What are PRESUPPOSITIONS and how can they help my results?
By Nicholas Chapman
Through my 17 years of training people and helping them with common goals like weight loss, muscle gain, fitness, rehabilitation and mobility, one of the most interesting things to me is my client’s rate of change. I find it fascinating how some clients can establish new patterns of behaviour quickly, whilst some take more time and coaching to get things moving in the right direction.
During my process of helping clients change, another fascinating variance I have observed is that; some members are very open and willing to embrace coaching, help and accountability, while others will find every possible reason to resist your attempts to help them. There are so many factors that contribute to this, but one thing I have found really helpful in establishing congruence between coach and client is to make sure both parties share some of the same key beliefs before starting the process of coaching behavior change. I learnt about this whilst studying NLP (Neuro linguistic programming) and particularly the ‘Presuppositions of NLP’.
In simple terms, the NLP presuppositions are essentially ‘agreed beliefs between 2 people’. Everyone experiences the world differently and in turn variance in beliefs between people about the same experience are the norm. An example would be about roller coasters: ‘I think roller-coasters are fun’ or ‘I think roller-coasters are dangerous’, is an example of how 2 people can have massively different beliefs about the same experience.
There are over 80 presuppositions of NLP with 16 of them being core presuppositions. For a client to have a shift in mindset and in turn shift in behaviour change, the client and coach need to agree that 16 presuppositions are true. If this happens, the coach can move the client towards better mindset and behaviour and help achieve optimum results.

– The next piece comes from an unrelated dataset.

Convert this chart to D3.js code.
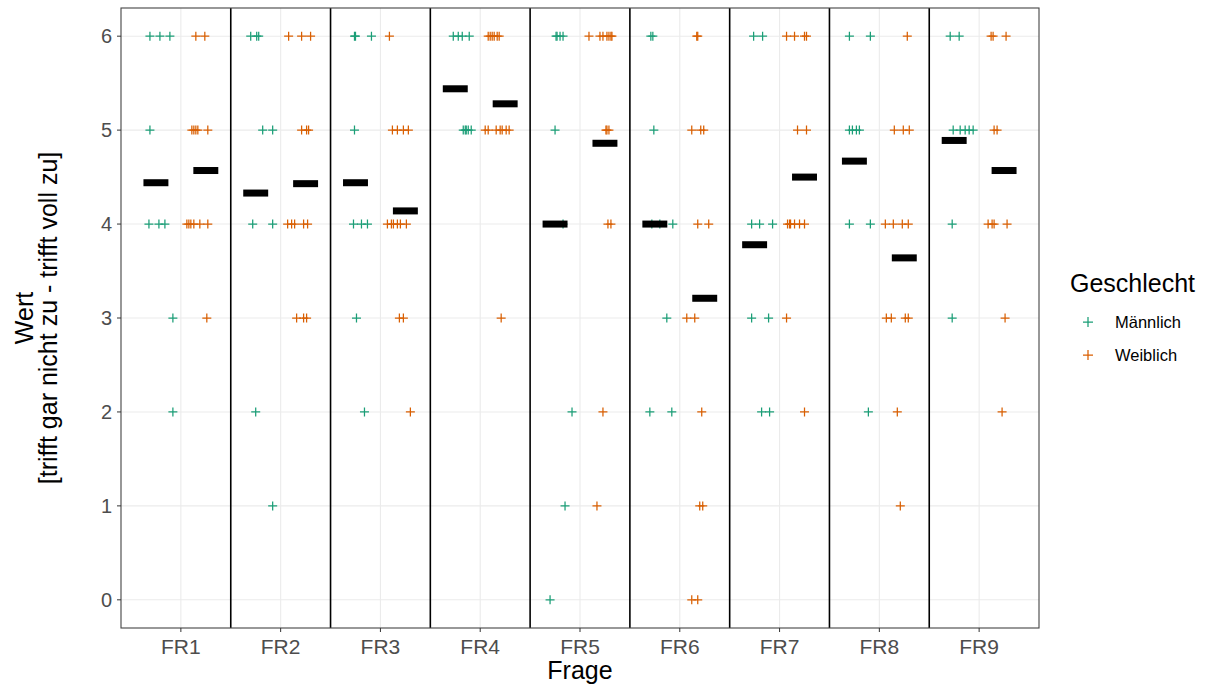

Ok …so here are my 8 favourite pre-presuppositions that once assumed true seem to have the biggest positive effect:
- “The map is not the territory”. This means every person sees the world through their own filter and everyone has their own ‘version’ of reality. Be open to knowing that what you think is going on is most probably not entirely accurate so being open minded and listening to others about their experience will mean you have better clarity around life and choices that need to be made. Respect and learn from others’ models of the world.
- “The meaning of communication is the response that you get’. This is a cracker. If you don’t like the response that your communication is eliciting, change your communication and avoid blaming the other party.
- “People are doing the best that they can with the resources they have available.” People are generally good, well intentioned and doing their best with the tools and knowledge that they currently have.
- “People have all the resources they need to succeed to achieve their desired outcomes”. We have everything that we need around us, change starts with us.
- “People are not their behaviour”. Patterns of behaviour are learnt over time and hardwired by repetition. Understanding this means we can separate the person from the behaviour to work on the person. This belief is empowering.
- “The most important information about someone is their behavior”. We cannot observe someone’s thoughts but we can observe their choices and behaviors. Choices and behaviours are real and concrete, communication is subjective and full of stories and interpretation.
- ‘There is no failure, only feedback’. The more we believe in failure the negative feedback loop is created and more failure appears.
- ‘Everyone has the potential for genius’. We are all built and come from the same source, genius is in all of us.
People who honestly believe these 8 presuppositions to be true are highly coachable and capable of a high rate of change when working with a coach. Change starts here with these beliefs.